GIVEN EXERCISE:
Retype every line from the start of the entries below down to the line with "const yTicks = [-400, -200, 0, 200, 400, 600, 800];", both ends included; skip the pictures.

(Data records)

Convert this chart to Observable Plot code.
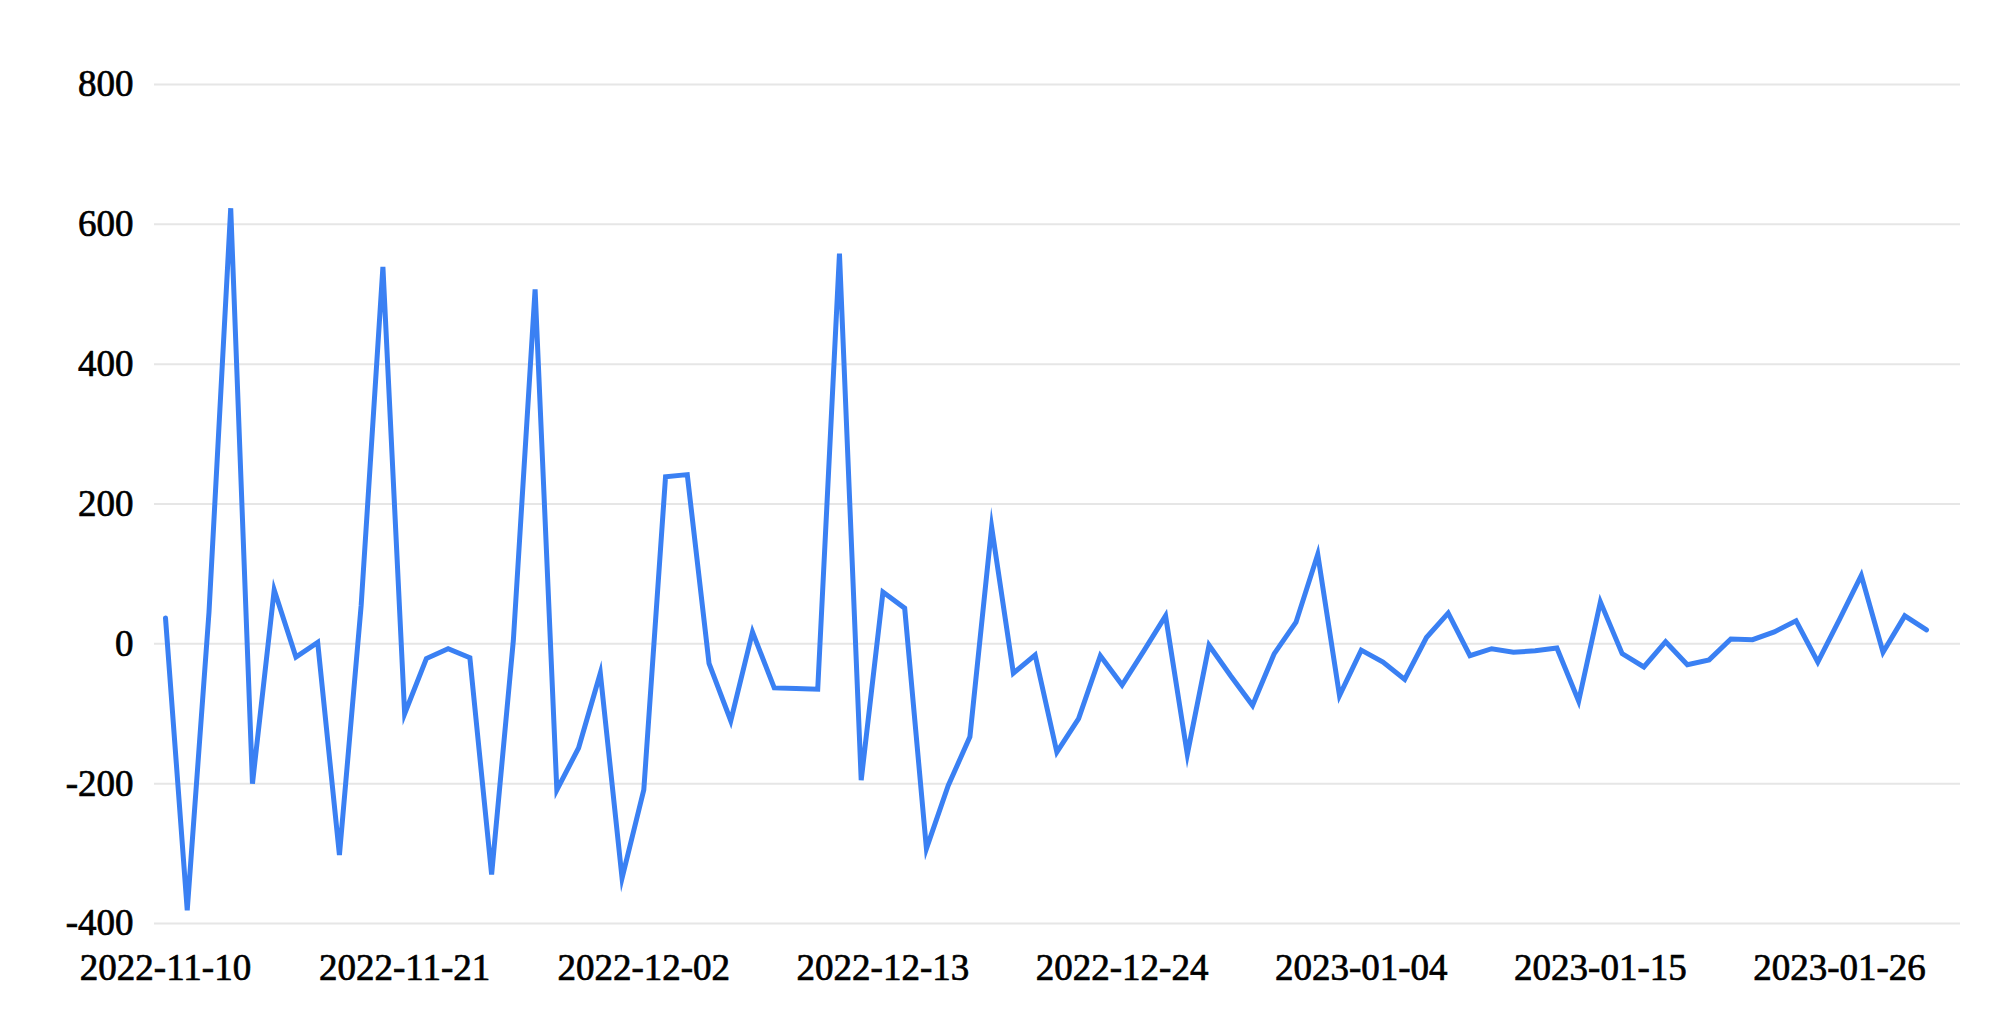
<!DOCTYPE html>
<html>
<head>
<meta charset="utf-8">
<script src="https://cdn.jsdelivr.net/npm/d3@7"></script>
<script src="https://cdn.jsdelivr.net/npm/@observablehq/plot@0.6"></script>
<style>
  html, body { margin: 0; padding: 0; background: #fff; overflow: hidden; }
  #chart svg { display: block; }
  #chart svg text { stroke: #000; stroke-width: 0.7px; }
</style>
</head>
<body>
<div id="chart"></div>
<script>
const dates = [
  "2022-11-10","2022-11-11","2022-11-12","2022-11-13","2022-11-14","2022-11-15","2022-11-16","2022-11-17","2022-11-18","2022-11-19",
  "2022-11-20","2022-11-21","2022-11-22","2022-11-23","2022-11-24","2022-11-25","2022-11-26","2022-11-27","2022-11-28","2022-11-29",
  "2022-11-30","2022-12-01","2022-12-02","2022-12-03","2022-12-04","2022-12-05","2022-12-06","2022-12-07","2022-12-08","2022-12-09",
  "2022-12-10","2022-12-11","2022-12-12","2022-12-13","2022-12-14","2022-12-15","2022-12-16","2022-12-17","2022-12-18","2022-12-19",
  "2022-12-20","2022-12-21","2022-12-22","2022-12-23","2022-12-24","2022-12-25","2022-12-26","2022-12-27","2022-12-28","2022-12-29",
  "2022-12-30","2022-12-31","2023-01-01","2023-01-02","2023-01-03","2023-01-04","2023-01-05","2023-01-06","2023-01-07","2023-01-08",
  "2023-01-09","2023-01-10","2023-01-11","2023-01-12","2023-01-13","2023-01-14","2023-01-15","2023-01-16","2023-01-17","2023-01-18",
  "2023-01-19","2023-01-20","2023-01-21","2023-01-22","2023-01-23","2023-01-24","2023-01-25","2023-01-26","2023-01-27","2023-01-28",
  "2023-01-29","2023-01-30"
];
const values = [
  37, -381, 45, 623, -200, 77, -19, 2, -302, 55,
  539, -100, -21, -7, -20, -330, 5, 507, -209, -149,
  -42, -335, -209, 239, 242, -28, -110, 17, -63, -64,
  -65, 558, -195, 74, 51, -293, -203, -133, 167, -42,
  -16, -155, -107, -17, -59, -10, 40, -158, -2, -46,
  -88, -14, 31, 128, -74, -9, -26, -51, 9, 44,
  -17, -7, -12, -10, -6, -82, 60, -14, -33, 3,
  -30, -23, 7, 6, 17, 33, -26, 35, 98, -12,
  40, 20
];
const xTickLabels = ["2022-11-10","2022-11-21","2022-12-02","2022-12-13","2022-12-24","2023-01-04","2023-01-15","2023-01-26"];
const yTicks = [-400, -200, 0, 200, 400, 600, 800];

const parse = d3.utcParse("%Y-%m-%d");
const data = dates.map((d, i) => ({date: parse(d), value: values[i]}));
const xTicks = xTickLabels.map(parse);

const chart = Plot.plot({
  width: 2000,
  height: 1020,
  marginTop: 84,
  marginBottom: 97,
  marginLeft: 154,
  marginRight: 40,
  style: {fontFamily: "'Liberation Serif', 'Times New Roman', serif", fontSize: "37px", color: "#000", background: "#fff"},
  x: {
    type: "utc",
    domain: [parse(dates[0]), parse(dates[dates.length - 1])],
    insetLeft: 11,
    insetRight: 34
  },
  y: {domain: [-400, 800]},
  marks: [
    Plot.ruleY(yTicks, {stroke: "#e6e6e6", strokeWidth: 2}),
    Plot.axisY({ticks: yTicks, tickSize: 0, tickPadding: 21, label: null, tickFormat: d => String(d), fill: "#000"}),
    Plot.axisX({ticks: xTicks, tickSize: 0, tickPadding: 30, label: null, tickFormat: d3.utcFormat("%Y-%m-%d"), fill: "#000"}),
    Plot.line(data, {x: "date", y: "value", stroke: "#3a80f3", strokeWidth: 5, strokeLinejoin: "miter", strokeMiterlimit: 10})
  ]
});
document.getElementById("chart").appendChild(chart);
</script>
</body>
</html>
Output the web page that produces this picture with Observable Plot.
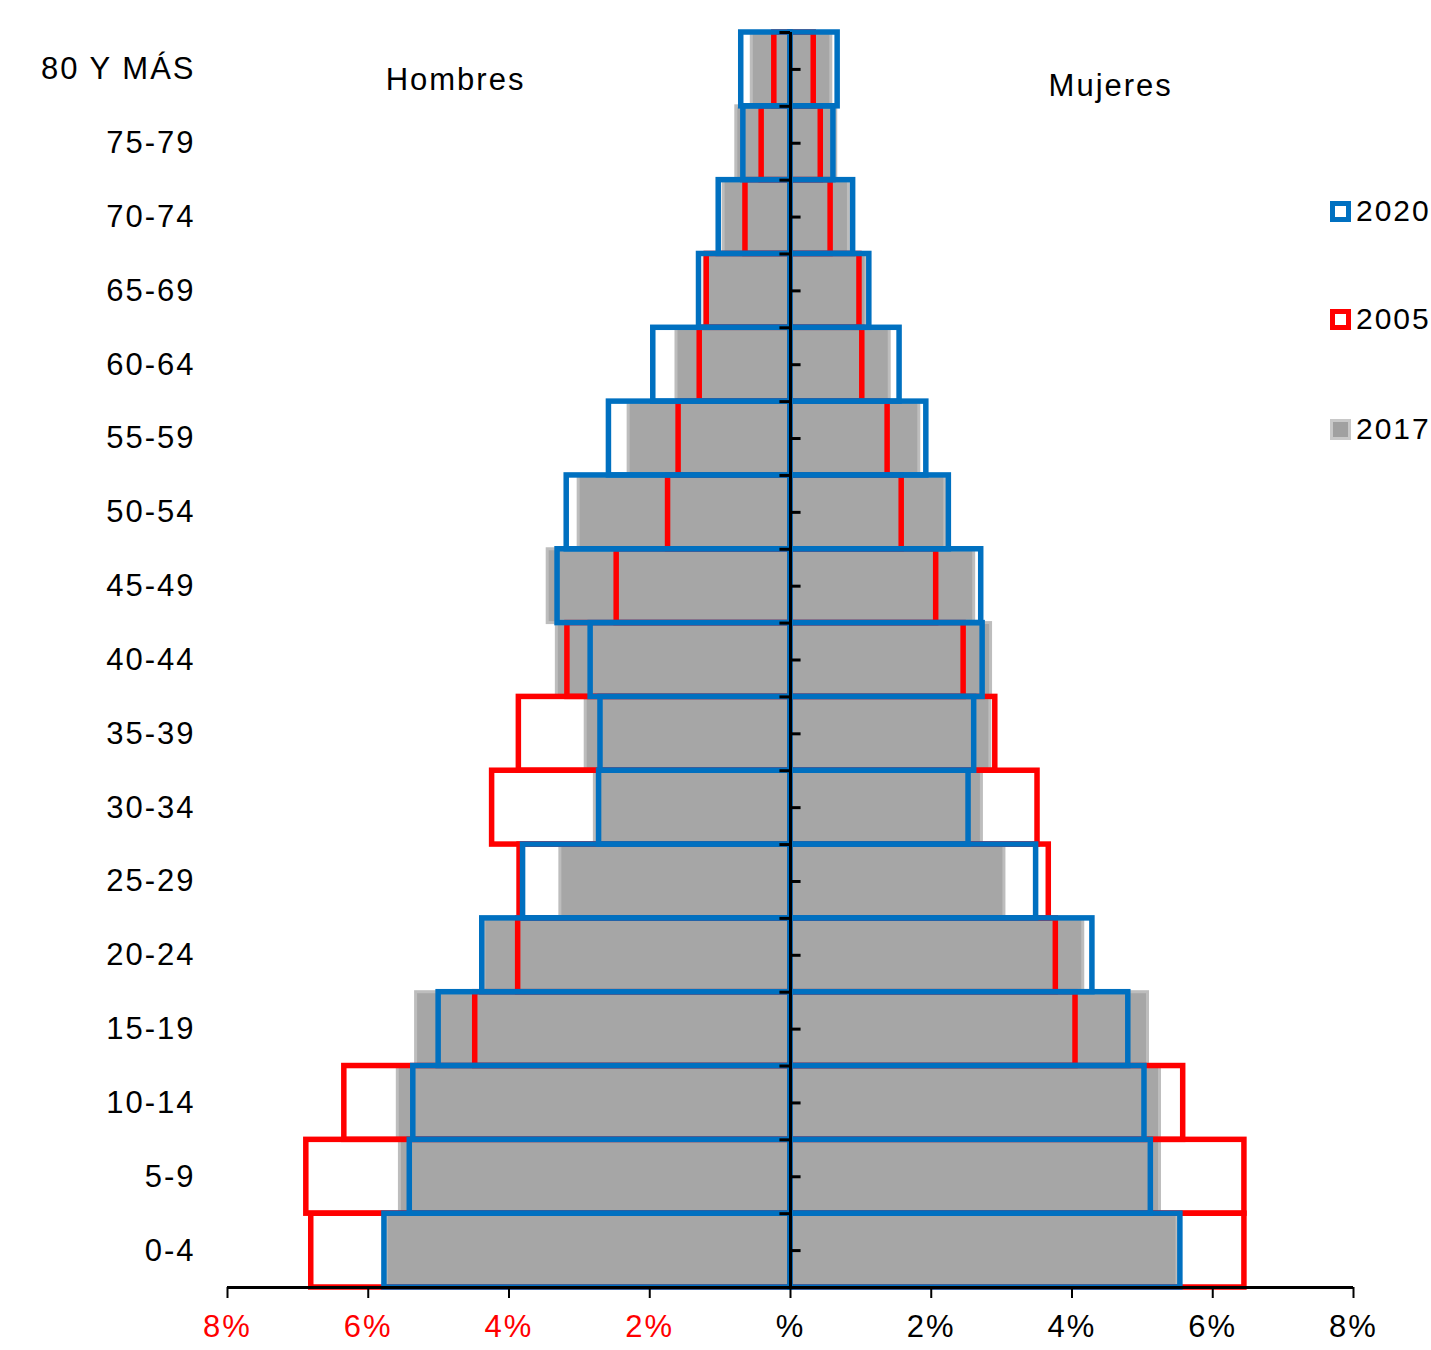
<!DOCTYPE html>
<html>
<head>
<meta charset="utf-8">
<script src="https://cdn.jsdelivr.net/npm/d3@7"></script>
<script src="https://cdn.jsdelivr.net/npm/@observablehq/plot@0.6"></script>
<style>
  body { margin: 0; background: #fff; font-family: "Liberation Sans", Arial, sans-serif; }
  #wrap { position: relative; width: 1431px; height: 1350px; }
  .leg { position: absolute; left: 1330px; display: flex; align-items: center; font-size: 30px; letter-spacing: 2px; color: #000; }
  .sw { width: 21px; height: 21px; box-sizing: border-box; margin-right: 5px; }
</style>
</head>
<body>
<div id="wrap"></div>
<script>
// Age groups, bottom to top
const ages = ["0-4","5-9","10-14","15-19","20-24","25-29","30-34","35-39","40-44","45-49","50-54","55-59","60-64","65-69","70-74","75-79","80 Y MÁS"];
// Percent of population (%)
const male2020   = [5.77, 5.41, 5.36, 5.00, 4.38, 3.80, 2.72, 2.70, 2.84, 3.31, 3.18, 2.58, 1.95, 1.30, 1.02, 0.67, 0.70];
const female2020 = [5.54, 5.12, 5.03, 4.80, 4.29, 3.49, 2.53, 2.61, 2.73, 2.71, 2.25, 1.93, 1.55, 1.12, 0.89, 0.61, 0.67];
const male2005   = [6.81, 6.88, 6.34, 4.48, 3.87, 3.85, 4.24, 3.86, 3.17, 2.47, 1.74, 1.59, 1.29, 1.19, 0.64, 0.41, 0.23];
const female2005 = [6.45, 6.45, 5.58, 4.05, 3.77, 3.67, 3.51, 2.91, 2.46, 2.07, 1.58, 1.38, 1.02, 0.98, 0.57, 0.43, 0.33];
const male2017   = [5.74, 5.55, 5.58, 5.32, 4.35, 3.27, 2.78, 2.91, 3.32, 3.45, 3.01, 2.30, 1.62, 1.22, 0.95, 0.77, 0.55];
const female2017 = [5.50, 5.25, 5.25, 5.08, 4.16, 3.04, 2.72, 2.84, 2.85, 2.61, 2.20, 1.83, 1.41, 1.08, 0.83, 0.65, 0.58];
const years = ["2020", "2005", "2017"];
const xTicks = [-8, -6, -4, -2, 0, 2, 4, 6, 8];
const sexLabels = ["Hombres", "Mujeres"];

function rows(male, female) {
  const out = [];
  ages.forEach((a, i) => {
    out.push({i, age: a, v: -male[i]});
    out.push({i, age: a, v: female[i]});
  });
  return out;
}
const d2017 = rows(male2017, female2017);
const d2005 = rows(male2005, female2005);
const d2020 = rows(male2020, female2020);
const bounds = d3.range(ages.length + 1);
const centers = ages.map((a, i) => i + 0.5);

const FONT = 31;
const chart = Plot.plot({
  width: 1431,
  height: 1350,
  marginLeft: 227,
  marginRight: 78,
  marginTop: 32,
  marginBottom: 63,
  style: {fontFamily: "'Liberation Sans', Arial, sans-serif", letterSpacing: "2px", color: "#000", background: "#fff"},
  x: {domain: [-8, 8]},
  y: {domain: [0, ages.length]},
  marks: [
    // 2017 gray filled bars
    Plot.rect(d2017, {x1: d => 0, x2: "v", y1: "i", y2: d => d.i + 1, fill: "#a6a6a6", stroke: "#bdbdbd", strokeWidth: 3}),
    // 2005 red outlines
    Plot.rect(d2005, {x1: d => 0, x2: "v", y1: "i", y2: d => d.i + 1, fill: "none", stroke: "#ff0000", strokeWidth: 5.5}),
    // 2020 blue outlines
    Plot.rect(d2020, {x1: d => 0, x2: "v", y1: "i", y2: d => d.i + 1, fill: "none", stroke: "#0070c0", strokeWidth: 5.5}),
    // central axis with ticks
    Plot.ruleX([0], {y1: 0, y2: ages.length, stroke: "#000", strokeWidth: 3}),
    Plot.ruleY(bounds, {x1: -0.15, x2: 0, stroke: "#000", strokeWidth: 3}),
    Plot.ruleY(centers, {x1: 0, x2: 0.15, stroke: "#000", strokeWidth: 3}),
    // bottom axis
    Plot.ruleY([0], {x1: -8, x2: 8, stroke: "#000", strokeWidth: 3}),
    Plot.axisX(xTicks.filter(d => d < 0), {tickSize: 11, tickPadding: 16, strokeWidth: 2, stroke: "#000", fill: "#ff0000", fontSize: FONT, tickFormat: d => Math.abs(d) + "%", label: null}),
    Plot.axisX(xTicks.filter(d => d >= 0), {tickSize: 11, tickPadding: 16, strokeWidth: 2, stroke: "#000", fill: "#000", fontSize: FONT, tickFormat: d => d === 0 ? "%" : d + "%", label: null}),
    // age labels
    Plot.axisY(centers, {tickSize: 0, tickPadding: 32, fontSize: FONT, fill: "#000", tickFormat: d => ages[Math.floor(d)], label: null}),
    // sex labels
    Plot.text(sexLabels, {x: (d, i) => i ? 4.55 : -4.76, y: (d, i) => i ? 16.27 : 16.35, text: d => d, fontSize: FONT, fill: "#000"})
  ]
});
const wrap = document.getElementById("wrap");
wrap.appendChild(chart);

// legend
const legendStyles = {
  "2020": "border: 5px solid #0070c0; background: #fff;",
  "2005": "border: 5px solid #ff0000; background: #fff;",
  "2017": "border: 3px solid #c8c8c8; background: #a0a0a0;"
};
const legendTops = [194, 302, 412];
years.forEach((y, k) => {
  const el = document.createElement("div");
  el.className = "leg";
  el.style.top = legendTops[k] + "px";
  el.innerHTML = `<div class="sw" style="${legendStyles[y]}"></div><span>${y}</span>`;
  wrap.appendChild(el);
});
</script>
</body>
</html>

FINISHED ANSWER:
Convert this chart to Observable Plot code.
<!DOCTYPE html>
<html>
<head>
<meta charset="utf-8">
<script src="https://cdn.jsdelivr.net/npm/d3@7"></script>
<script src="https://cdn.jsdelivr.net/npm/@observablehq/plot@0.6"></script>
<style>
  html, body { margin: 0; padding: 0; background: #fff; overflow: hidden; }
  #chart svg { display: block; }
  #chart svg text { stroke: #000; stroke-width: 0.7px; }
</style>
</head>
<body>
<div id="chart"></div>
<script>
const dates = [
  "2022-11-10","2022-11-11","2022-11-12","2022-11-13","2022-11-14","2022-11-15","2022-11-16","2022-11-17","2022-11-18","2022-11-19",
  "2022-11-20","2022-11-21","2022-11-22","2022-11-23","2022-11-24","2022-11-25","2022-11-26","2022-11-27","2022-11-28","2022-11-29",
  "2022-11-30","2022-12-01","2022-12-02","2022-12-03","2022-12-04","2022-12-05","2022-12-06","2022-12-07","2022-12-08","2022-12-09",
  "2022-12-10","2022-12-11","2022-12-12","2022-12-13","2022-12-14","2022-12-15","2022-12-16","2022-12-17","2022-12-18","2022-12-19",
  "2022-12-20","2022-12-21","2022-12-22","2022-12-23","2022-12-24","2022-12-25","2022-12-26","2022-12-27","2022-12-28","2022-12-29",
  "2022-12-30","2022-12-31","2023-01-01","2023-01-02","2023-01-03","2023-01-04","2023-01-05","2023-01-06","2023-01-07","2023-01-08",
  "2023-01-09","2023-01-10","2023-01-11","2023-01-12","2023-01-13","2023-01-14","2023-01-15","2023-01-16","2023-01-17","2023-01-18",
  "2023-01-19","2023-01-20","2023-01-21","2023-01-22","2023-01-23","2023-01-24","2023-01-25","2023-01-26","2023-01-27","2023-01-28",
  "2023-01-29","2023-01-30"
];
const values = [
  37, -381, 45, 623, -200, 77, -19, 2, -302, 55,
  539, -100, -21, -7, -20, -330, 5, 507, -209, -149,
  -42, -335, -209, 239, 242, -28, -110, 17, -63, -64,
  -65, 558, -195, 74, 51, -293, -203, -133, 167, -42,
  -16, -155, -107, -17, -59, -10, 40, -158, -2, -46,
  -88, -14, 31, 128, -74, -9, -26, -51, 9, 44,
  -17, -7, -12, -10, -6, -82, 60, -14, -33, 3,
  -30, -23, 7, 6, 17, 33, -26, 35, 98, -12,
  40, 20
];
const xTickLabels = ["2022-11-10","2022-11-21","2022-12-02","2022-12-13","2022-12-24","2023-01-04","2023-01-15","2023-01-26"];
const yTicks = [-400, -200, 0, 200, 400, 600, 800];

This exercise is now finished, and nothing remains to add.